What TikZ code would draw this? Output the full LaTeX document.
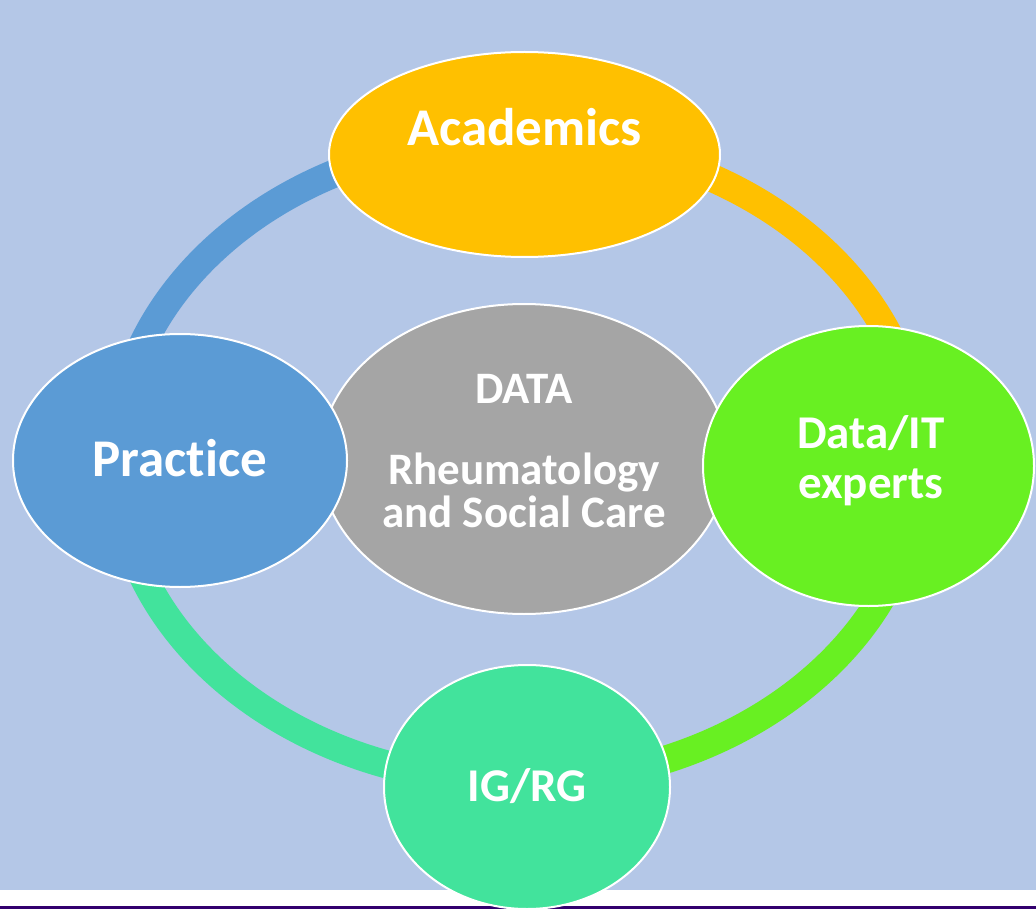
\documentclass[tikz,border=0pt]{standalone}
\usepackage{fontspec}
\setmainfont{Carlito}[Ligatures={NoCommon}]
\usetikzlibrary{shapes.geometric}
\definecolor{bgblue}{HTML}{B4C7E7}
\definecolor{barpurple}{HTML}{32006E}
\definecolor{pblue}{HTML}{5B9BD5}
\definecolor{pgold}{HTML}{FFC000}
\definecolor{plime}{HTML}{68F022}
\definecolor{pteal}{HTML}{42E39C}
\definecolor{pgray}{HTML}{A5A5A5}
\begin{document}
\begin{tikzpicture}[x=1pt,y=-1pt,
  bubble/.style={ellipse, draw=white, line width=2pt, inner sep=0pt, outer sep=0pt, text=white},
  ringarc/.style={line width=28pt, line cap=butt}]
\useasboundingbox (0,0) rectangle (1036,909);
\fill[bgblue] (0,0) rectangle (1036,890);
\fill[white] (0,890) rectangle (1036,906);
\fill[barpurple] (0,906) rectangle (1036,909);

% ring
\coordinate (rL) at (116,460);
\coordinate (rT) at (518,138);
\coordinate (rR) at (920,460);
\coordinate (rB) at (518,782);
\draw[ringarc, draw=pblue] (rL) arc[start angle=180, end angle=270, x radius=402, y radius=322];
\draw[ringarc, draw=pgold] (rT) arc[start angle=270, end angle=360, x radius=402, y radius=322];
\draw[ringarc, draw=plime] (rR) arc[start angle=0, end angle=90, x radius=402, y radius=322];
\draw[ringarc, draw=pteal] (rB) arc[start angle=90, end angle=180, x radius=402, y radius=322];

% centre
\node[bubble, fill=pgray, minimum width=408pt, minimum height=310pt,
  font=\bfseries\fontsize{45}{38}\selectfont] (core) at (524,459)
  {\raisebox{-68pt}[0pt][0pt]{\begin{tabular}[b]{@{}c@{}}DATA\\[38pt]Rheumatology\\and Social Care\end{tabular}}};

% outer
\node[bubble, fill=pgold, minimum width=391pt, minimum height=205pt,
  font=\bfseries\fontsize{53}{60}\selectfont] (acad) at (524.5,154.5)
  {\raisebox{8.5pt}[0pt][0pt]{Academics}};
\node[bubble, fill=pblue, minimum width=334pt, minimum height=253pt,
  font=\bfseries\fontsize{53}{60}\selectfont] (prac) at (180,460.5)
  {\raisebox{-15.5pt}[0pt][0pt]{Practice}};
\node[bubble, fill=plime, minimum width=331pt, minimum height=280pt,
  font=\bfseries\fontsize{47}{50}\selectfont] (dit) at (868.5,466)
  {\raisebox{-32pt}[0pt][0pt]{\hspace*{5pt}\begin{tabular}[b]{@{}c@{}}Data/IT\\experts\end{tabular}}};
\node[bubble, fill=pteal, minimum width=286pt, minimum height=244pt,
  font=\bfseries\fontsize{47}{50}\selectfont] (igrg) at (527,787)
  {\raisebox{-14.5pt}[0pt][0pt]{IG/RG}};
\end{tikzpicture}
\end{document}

[TASK STATEMENT] Copy out the whole listing exactly, and don't carry over any pictures.

[RESULT OF THIS EXERCISE]
What TikZ code would draw this? Output the full LaTeX document.
\documentclass[tikz,border=0pt]{standalone}
\usepackage{fontspec}
\setmainfont{Carlito}[Ligatures={NoCommon}]
\usetikzlibrary{shapes.geometric}
\definecolor{bgblue}{HTML}{B4C7E7}
\definecolor{barpurple}{HTML}{32006E}
\definecolor{pblue}{HTML}{5B9BD5}
\definecolor{pgold}{HTML}{FFC000}
\definecolor{plime}{HTML}{68F022}
\definecolor{pteal}{HTML}{42E39C}
\definecolor{pgray}{HTML}{A5A5A5}
\begin{document}
\begin{tikzpicture}[x=1pt,y=-1pt,
  bubble/.style={ellipse, draw=white, line width=2pt, inner sep=0pt, outer sep=0pt, text=white},
  ringarc/.style={line width=28pt, line cap=butt}]
\useasboundingbox (0,0) rectangle (1036,909);
\fill[bgblue] (0,0) rectangle (1036,890);
\fill[white] (0,890) rectangle (1036,906);
\fill[barpurple] (0,906) rectangle (1036,909);

% ring
\coordinate (rL) at (116,460);
\coordinate (rT) at (518,138);
\coordinate (rR) at (920,460);
\coordinate (rB) at (518,782);
\draw[ringarc, draw=pblue] (rL) arc[start angle=180, end angle=270, x radius=402, y radius=322];
\draw[ringarc, draw=pgold] (rT) arc[start angle=270, end angle=360, x radius=402, y radius=322];
\draw[ringarc, draw=plime] (rR) arc[start angle=0, end angle=90, x radius=402, y radius=322];
\draw[ringarc, draw=pteal] (rB) arc[start angle=90, end angle=180, x radius=402, y radius=322];

% centre
\node[bubble, fill=pgray, minimum width=408pt, minimum height=310pt,
  font=\bfseries\fontsize{45}{38}\selectfont] (core) at (524,459)
  {\raisebox{-68pt}[0pt][0pt]{\begin{tabular}[b]{@{}c@{}}DATA\\[38pt]Rheumatology\\and Social Care\end{tabular}}};

% outer
\node[bubble, fill=pgold, minimum width=391pt, minimum height=205pt,
  font=\bfseries\fontsize{53}{60}\selectfont] (acad) at (524.5,154.5)
  {\raisebox{8.5pt}[0pt][0pt]{Academics}};
\node[bubble, fill=pblue, minimum width=334pt, minimum height=253pt,
  font=\bfseries\fontsize{53}{60}\selectfont] (prac) at (180,460.5)
  {\raisebox{-15.5pt}[0pt][0pt]{Practice}};
\node[bubble, fill=plime, minimum width=331pt, minimum height=280pt,
  font=\bfseries\fontsize{47}{50}\selectfont] (dit) at (868.5,466)
  {\raisebox{-32pt}[0pt][0pt]{\hspace*{5pt}\begin{tabular}[b]{@{}c@{}}Data/IT\\experts\end{tabular}}};
\node[bubble, fill=pteal, minimum width=286pt, minimum height=244pt,
  font=\bfseries\fontsize{47}{50}\selectfont] (igrg) at (527,787)
  {\raisebox{-14.5pt}[0pt][0pt]{IG/RG}};
\end{tikzpicture}
\end{document}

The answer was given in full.